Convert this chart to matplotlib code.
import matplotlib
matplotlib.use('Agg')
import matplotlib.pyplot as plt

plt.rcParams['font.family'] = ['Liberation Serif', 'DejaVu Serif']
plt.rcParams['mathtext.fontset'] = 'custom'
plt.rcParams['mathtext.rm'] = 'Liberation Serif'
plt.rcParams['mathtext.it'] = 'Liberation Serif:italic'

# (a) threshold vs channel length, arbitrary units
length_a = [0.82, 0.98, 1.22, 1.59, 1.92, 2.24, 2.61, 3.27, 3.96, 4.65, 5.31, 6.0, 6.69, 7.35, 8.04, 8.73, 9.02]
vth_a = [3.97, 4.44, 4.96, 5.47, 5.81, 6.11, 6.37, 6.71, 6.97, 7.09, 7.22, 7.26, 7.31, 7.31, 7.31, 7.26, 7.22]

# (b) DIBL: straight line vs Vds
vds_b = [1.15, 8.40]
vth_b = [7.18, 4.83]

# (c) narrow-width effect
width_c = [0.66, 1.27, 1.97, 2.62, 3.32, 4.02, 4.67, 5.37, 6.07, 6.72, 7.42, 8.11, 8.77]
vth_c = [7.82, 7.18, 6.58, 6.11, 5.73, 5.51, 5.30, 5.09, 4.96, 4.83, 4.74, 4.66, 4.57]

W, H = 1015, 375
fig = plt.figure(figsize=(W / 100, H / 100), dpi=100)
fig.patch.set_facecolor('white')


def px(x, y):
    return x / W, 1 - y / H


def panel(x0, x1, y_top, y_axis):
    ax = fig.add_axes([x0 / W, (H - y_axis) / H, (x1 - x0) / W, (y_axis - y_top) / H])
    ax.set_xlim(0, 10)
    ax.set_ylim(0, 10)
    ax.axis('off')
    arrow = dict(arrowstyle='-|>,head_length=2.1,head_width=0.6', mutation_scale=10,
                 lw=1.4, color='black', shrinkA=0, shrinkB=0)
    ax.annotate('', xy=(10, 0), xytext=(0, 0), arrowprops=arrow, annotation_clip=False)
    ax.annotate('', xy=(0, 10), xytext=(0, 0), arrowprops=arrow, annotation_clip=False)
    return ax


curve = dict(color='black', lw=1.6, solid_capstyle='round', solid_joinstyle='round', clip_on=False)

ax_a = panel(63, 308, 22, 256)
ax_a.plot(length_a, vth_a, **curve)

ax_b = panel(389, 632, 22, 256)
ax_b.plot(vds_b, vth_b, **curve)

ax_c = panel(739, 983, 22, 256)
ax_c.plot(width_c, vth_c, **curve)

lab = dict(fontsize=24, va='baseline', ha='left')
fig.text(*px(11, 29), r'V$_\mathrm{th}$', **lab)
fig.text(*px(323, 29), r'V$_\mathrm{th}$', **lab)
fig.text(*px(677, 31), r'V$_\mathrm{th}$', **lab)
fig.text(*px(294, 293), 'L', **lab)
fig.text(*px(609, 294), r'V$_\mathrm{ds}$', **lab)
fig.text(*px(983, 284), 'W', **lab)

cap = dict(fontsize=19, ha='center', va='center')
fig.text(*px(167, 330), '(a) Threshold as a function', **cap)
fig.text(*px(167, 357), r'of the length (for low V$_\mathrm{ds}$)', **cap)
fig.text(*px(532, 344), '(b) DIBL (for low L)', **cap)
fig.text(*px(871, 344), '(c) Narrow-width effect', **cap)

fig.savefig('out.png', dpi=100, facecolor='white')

_ _ _ _

▸ **Direction**:
Write every line of the material above again, exactly.

▸ **Response below**:
Convert this chart to matplotlib code.
import matplotlib
matplotlib.use('Agg')
import matplotlib.pyplot as plt

plt.rcParams['font.family'] = ['Liberation Serif', 'DejaVu Serif']
plt.rcParams['mathtext.fontset'] = 'custom'
plt.rcParams['mathtext.rm'] = 'Liberation Serif'
plt.rcParams['mathtext.it'] = 'Liberation Serif:italic'

# (a) threshold vs channel length, arbitrary units
length_a = [0.82, 0.98, 1.22, 1.59, 1.92, 2.24, 2.61, 3.27, 3.96, 4.65, 5.31, 6.0, 6.69, 7.35, 8.04, 8.73, 9.02]
vth_a = [3.97, 4.44, 4.96, 5.47, 5.81, 6.11, 6.37, 6.71, 6.97, 7.09, 7.22, 7.26, 7.31, 7.31, 7.31, 7.26, 7.22]

# (b) DIBL: straight line vs Vds
vds_b = [1.15, 8.40]
vth_b = [7.18, 4.83]

# (c) narrow-width effect
width_c = [0.66, 1.27, 1.97, 2.62, 3.32, 4.02, 4.67, 5.37, 6.07, 6.72, 7.42, 8.11, 8.77]
vth_c = [7.82, 7.18, 6.58, 6.11, 5.73, 5.51, 5.30, 5.09, 4.96, 4.83, 4.74, 4.66, 4.57]

W, H = 1015, 375
fig = plt.figure(figsize=(W / 100, H / 100), dpi=100)
fig.patch.set_facecolor('white')


def px(x, y):
    return x / W, 1 - y / H


def panel(x0, x1, y_top, y_axis):
    ax = fig.add_axes([x0 / W, (H - y_axis) / H, (x1 - x0) / W, (y_axis - y_top) / H])
    ax.set_xlim(0, 10)
    ax.set_ylim(0, 10)
    ax.axis('off')
    arrow = dict(arrowstyle='-|>,head_length=2.1,head_width=0.6', mutation_scale=10,
                 lw=1.4, color='black', shrinkA=0, shrinkB=0)
    ax.annotate('', xy=(10, 0), xytext=(0, 0), arrowprops=arrow, annotation_clip=False)
    ax.annotate('', xy=(0, 10), xytext=(0, 0), arrowprops=arrow, annotation_clip=False)
    return ax


curve = dict(color='black', lw=1.6, solid_capstyle='round', solid_joinstyle='round', clip_on=False)

ax_a = panel(63, 308, 22, 256)
ax_a.plot(length_a, vth_a, **curve)

ax_b = panel(389, 632, 22, 256)
ax_b.plot(vds_b, vth_b, **curve)

ax_c = panel(739, 983, 22, 256)
ax_c.plot(width_c, vth_c, **curve)

lab = dict(fontsize=24, va='baseline', ha='left')
fig.text(*px(11, 29), r'V$_\mathrm{th}$', **lab)
fig.text(*px(323, 29), r'V$_\mathrm{th}$', **lab)
fig.text(*px(677, 31), r'V$_\mathrm{th}$', **lab)
fig.text(*px(294, 293), 'L', **lab)
fig.text(*px(609, 294), r'V$_\mathrm{ds}$', **lab)
fig.text(*px(983, 284), 'W', **lab)

cap = dict(fontsize=19, ha='center', va='center')
fig.text(*px(167, 330), '(a) Threshold as a function', **cap)
fig.text(*px(167, 357), r'of the length (for low V$_\mathrm{ds}$)', **cap)
fig.text(*px(532, 344), '(b) DIBL (for low L)', **cap)
fig.text(*px(871, 344), '(c) Narrow-width effect', **cap)

fig.savefig('out.png', dpi=100, facecolor='white')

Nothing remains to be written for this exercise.